Welcome back to backstage. The series where we dive into the ins and outs of the behind-the-scenes of designing typefaces. And this time, the focus is on a Pangram favourite, Editorial New.
It really does seem to pop up everywhere – from small indie publications (feat. a shameful plug to our own self-published endeavour) and premiere magazine titles to fashion giants and sportswear juggernauts. At its core, Editorial New is an elementary, narrow, serif – perhaps with a slight retro 90s font feel. However, it truly seems to have flown beyond the confines of its letterforms, having struck a chord at the core of the contemporary design scene, favoured by students and creative directors alike. From the elegance of the lighter weights, to the indulgent curves of the heavier weights, Editorial New has almost too much to give!
But where did this powerhouse of a typeface come from? Well, we’ve chatted to the dynamic duo Mat and Francesca about Editorial New’s storied history and the exciting future that lays ahead for it…
Hey Mat and Francesca! How are you both doing?
Mat: I’m doing great! Just fresh off the Holidays!
Francesca: Hi! Happy new year, all is good!
Mat, as the founder of Pangram Pangram, you’re involved in everything from the business side and the vision of the foundry to designing the typefaces themselves. How do you strike this balance, and how has it evolved as Pangram has evolved?
M: It’s exactly about that; Balance. Doing everything mostly by myself as the Foundry was growing was definitely a balancing act but I think the key was to stay focused on the goals and make sure I kept creating and getting inspired rather than getting too lost in all the administrative layers. The design and creation part of the foundry has always been the number 1 priority for me.

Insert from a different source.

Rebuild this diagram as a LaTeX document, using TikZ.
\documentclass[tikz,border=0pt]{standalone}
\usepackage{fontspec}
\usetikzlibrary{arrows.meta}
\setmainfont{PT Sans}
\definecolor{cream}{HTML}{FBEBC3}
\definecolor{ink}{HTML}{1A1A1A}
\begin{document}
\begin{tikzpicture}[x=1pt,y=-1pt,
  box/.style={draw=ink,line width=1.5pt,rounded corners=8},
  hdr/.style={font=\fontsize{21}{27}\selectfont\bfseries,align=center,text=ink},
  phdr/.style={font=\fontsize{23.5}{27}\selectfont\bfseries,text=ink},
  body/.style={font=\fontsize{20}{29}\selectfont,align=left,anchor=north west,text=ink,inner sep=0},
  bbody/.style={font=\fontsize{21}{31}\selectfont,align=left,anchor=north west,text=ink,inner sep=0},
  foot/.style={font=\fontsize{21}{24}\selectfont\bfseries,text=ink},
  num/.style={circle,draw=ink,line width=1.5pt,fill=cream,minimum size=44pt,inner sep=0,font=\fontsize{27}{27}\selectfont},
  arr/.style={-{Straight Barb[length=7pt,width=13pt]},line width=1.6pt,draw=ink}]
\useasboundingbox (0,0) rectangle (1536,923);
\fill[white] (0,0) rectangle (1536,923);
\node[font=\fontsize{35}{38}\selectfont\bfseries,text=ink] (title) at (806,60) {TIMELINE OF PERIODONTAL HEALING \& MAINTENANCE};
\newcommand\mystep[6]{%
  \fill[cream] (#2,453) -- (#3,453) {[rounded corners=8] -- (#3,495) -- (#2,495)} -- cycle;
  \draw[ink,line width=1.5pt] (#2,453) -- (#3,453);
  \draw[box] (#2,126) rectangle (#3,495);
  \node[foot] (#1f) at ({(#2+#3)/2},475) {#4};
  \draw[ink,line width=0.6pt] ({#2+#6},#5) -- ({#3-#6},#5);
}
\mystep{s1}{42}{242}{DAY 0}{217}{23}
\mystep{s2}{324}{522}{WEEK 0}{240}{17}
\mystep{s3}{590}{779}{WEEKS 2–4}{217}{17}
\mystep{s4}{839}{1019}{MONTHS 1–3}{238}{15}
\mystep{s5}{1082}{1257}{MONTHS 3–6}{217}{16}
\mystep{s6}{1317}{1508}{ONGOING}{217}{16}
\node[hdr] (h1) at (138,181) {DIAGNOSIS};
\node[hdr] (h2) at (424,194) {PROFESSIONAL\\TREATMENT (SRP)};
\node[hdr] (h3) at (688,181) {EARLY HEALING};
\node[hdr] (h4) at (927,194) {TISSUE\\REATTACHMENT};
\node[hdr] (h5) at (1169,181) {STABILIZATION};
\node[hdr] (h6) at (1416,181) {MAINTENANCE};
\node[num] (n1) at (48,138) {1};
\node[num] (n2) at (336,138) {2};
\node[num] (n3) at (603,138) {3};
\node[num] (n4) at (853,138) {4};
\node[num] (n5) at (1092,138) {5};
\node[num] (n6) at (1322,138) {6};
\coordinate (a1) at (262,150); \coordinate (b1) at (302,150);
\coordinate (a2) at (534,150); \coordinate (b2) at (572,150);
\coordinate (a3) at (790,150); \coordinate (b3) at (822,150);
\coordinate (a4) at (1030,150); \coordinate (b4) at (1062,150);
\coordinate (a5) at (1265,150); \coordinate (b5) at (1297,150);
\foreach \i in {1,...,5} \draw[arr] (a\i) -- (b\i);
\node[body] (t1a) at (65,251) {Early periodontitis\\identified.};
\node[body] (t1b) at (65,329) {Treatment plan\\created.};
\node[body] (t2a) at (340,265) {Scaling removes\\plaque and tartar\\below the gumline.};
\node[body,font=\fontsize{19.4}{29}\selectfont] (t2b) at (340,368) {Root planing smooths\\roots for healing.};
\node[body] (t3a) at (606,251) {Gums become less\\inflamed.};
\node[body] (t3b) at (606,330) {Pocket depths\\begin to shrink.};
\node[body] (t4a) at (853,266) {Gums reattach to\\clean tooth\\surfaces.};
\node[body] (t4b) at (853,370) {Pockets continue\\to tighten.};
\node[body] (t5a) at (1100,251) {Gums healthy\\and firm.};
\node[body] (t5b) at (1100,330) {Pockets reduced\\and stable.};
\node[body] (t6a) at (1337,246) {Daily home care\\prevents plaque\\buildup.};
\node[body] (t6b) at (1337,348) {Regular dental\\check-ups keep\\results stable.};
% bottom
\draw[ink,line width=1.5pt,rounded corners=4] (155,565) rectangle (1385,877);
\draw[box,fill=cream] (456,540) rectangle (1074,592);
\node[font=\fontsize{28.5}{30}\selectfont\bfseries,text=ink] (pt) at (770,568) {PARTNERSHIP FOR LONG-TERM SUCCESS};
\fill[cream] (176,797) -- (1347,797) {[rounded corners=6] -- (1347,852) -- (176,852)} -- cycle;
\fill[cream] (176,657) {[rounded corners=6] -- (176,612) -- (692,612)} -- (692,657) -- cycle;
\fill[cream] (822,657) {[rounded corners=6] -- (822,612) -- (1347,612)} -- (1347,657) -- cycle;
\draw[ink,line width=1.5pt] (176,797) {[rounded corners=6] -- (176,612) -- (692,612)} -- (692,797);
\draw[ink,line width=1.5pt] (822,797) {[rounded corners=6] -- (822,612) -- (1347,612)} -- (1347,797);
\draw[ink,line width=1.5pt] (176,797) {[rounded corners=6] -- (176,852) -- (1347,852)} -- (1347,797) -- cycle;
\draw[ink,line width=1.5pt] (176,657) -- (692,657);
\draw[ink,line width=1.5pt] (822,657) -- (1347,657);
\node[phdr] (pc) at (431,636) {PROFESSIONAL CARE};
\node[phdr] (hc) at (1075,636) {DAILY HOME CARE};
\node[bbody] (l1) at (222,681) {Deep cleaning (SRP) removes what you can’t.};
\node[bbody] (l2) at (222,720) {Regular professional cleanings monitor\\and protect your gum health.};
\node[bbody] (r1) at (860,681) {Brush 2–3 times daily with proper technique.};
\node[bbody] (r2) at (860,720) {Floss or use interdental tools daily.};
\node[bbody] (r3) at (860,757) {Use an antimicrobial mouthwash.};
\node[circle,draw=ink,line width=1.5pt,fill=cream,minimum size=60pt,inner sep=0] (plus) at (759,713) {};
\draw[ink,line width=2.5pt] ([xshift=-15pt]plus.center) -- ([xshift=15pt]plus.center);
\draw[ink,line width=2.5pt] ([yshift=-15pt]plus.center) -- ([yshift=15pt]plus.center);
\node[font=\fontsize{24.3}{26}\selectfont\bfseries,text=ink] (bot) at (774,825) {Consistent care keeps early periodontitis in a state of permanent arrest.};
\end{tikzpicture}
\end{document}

Onto Editorial New! Simply put, it’s an absolute fan favourite. Versatile but recognisable, genuinely elegant but equally sturdy, refined as body copy but personality-full as a headline — its flexibility has clearly struck a chord with designers! What was the inspiration behind it? How did you start drawing it?
M: The original goal was simple: I wanted to create a super versatile, slightly retro serif. Something inspired by the 1980s ads with the likes of Garamond and other curvy, generally tightly-spaced serifs. This was the base for it and it grew into something of its own shortly after drawing a few letters!
Were there any key turning points in the development of the typeface? Moments where you felt like everything fell into place? Or was it more of a gradual process?
M: I’d say a lot of typefaces I design are a gradual process. They rarely end up the way I imagined them at first. The process generally takes some time and since I continuously try to stay inspired, there are always new ideas coming in during the journey. That being said, I think that when the basic set of the Thin Master was done, I really felt good about the complete type and its potential!
Hey Francesca! One thing about typefaces is that they’re never really done — Type Designers constantly seem to rework and improve them. For Editorial New’s 2.0 version, how did you refine the typeface, and what improvements would designers see when they use it?
F: My main focus has been on the rebalance of weights & proportions, especially in the darker instances. These corrections are something that one can easily spot. However, other minor refinements wouldn’t be visible to a non-type designer’s eye but improve the font’s general comfort.
You also worked on the italics for Editorial New; how does that drawing process differ from drawing the uprights for a serif?
F: I love drawing italics, it comes naturally to me, and I have fun with it. That is one of the first significant and personal differences. There are many kinds of italics also, and a True Serif Italic is what I love to draw most. True italics means not just slant — the construction of the letter changes entirely from the upright.
How do you find the process of developing and refining a typeface that already exists in some form? Does the process differ from when you design one yourself from scratch?
F: First of all, my interventions were in conversation with Mat. Before making the changes, we review them together. Editorial New was already very successful; our focus was to improve the font to the maximum while respecting its design. In revising an existing font, I use much of my experience as a type designer and less of my creativity. While designing the italics, I could express both.
And back to you, Mat! If you were pairing Editorial New with another typeface, what style would you use, and what typeface would you pair it with?
M: Well, the obvious answer is a nice Grotesk font, something like Neue Montreal, haha! But, obvious aside, Editorial New was made to be very versatile like I mentioned earlier so pairing really depends if you use it as a headline or a body text. I think it goes really well with fonts with cleaner lines, like a geometric or a more subtle sans. On the other hand, I feel it could go with a crazy cursive font but maybe that’s just me!
A simple but necessary one — what’s your favourite glyph in Editorial New?
M: Ouhhhh tough one! If I had to choose one I think it would be the lowercase k. I think it encapsulates the personality of Editorial New super well and the fact that it’s disconnected adds to the tension.
F: I am very much in love with the italic ‘v’.
And finally, what’s next for Editorial New? We’ve heard whispers about an Editorial Old on the horizon… can we get a sneak peek?
M: Yessss! The idea behind Editorial Old is to create a version where the New feeling has been eroded and washed with the passing of time. A sort of homage to the retro part of Editorial New. Giving it more organic and fluid almost melted curves and ligatures.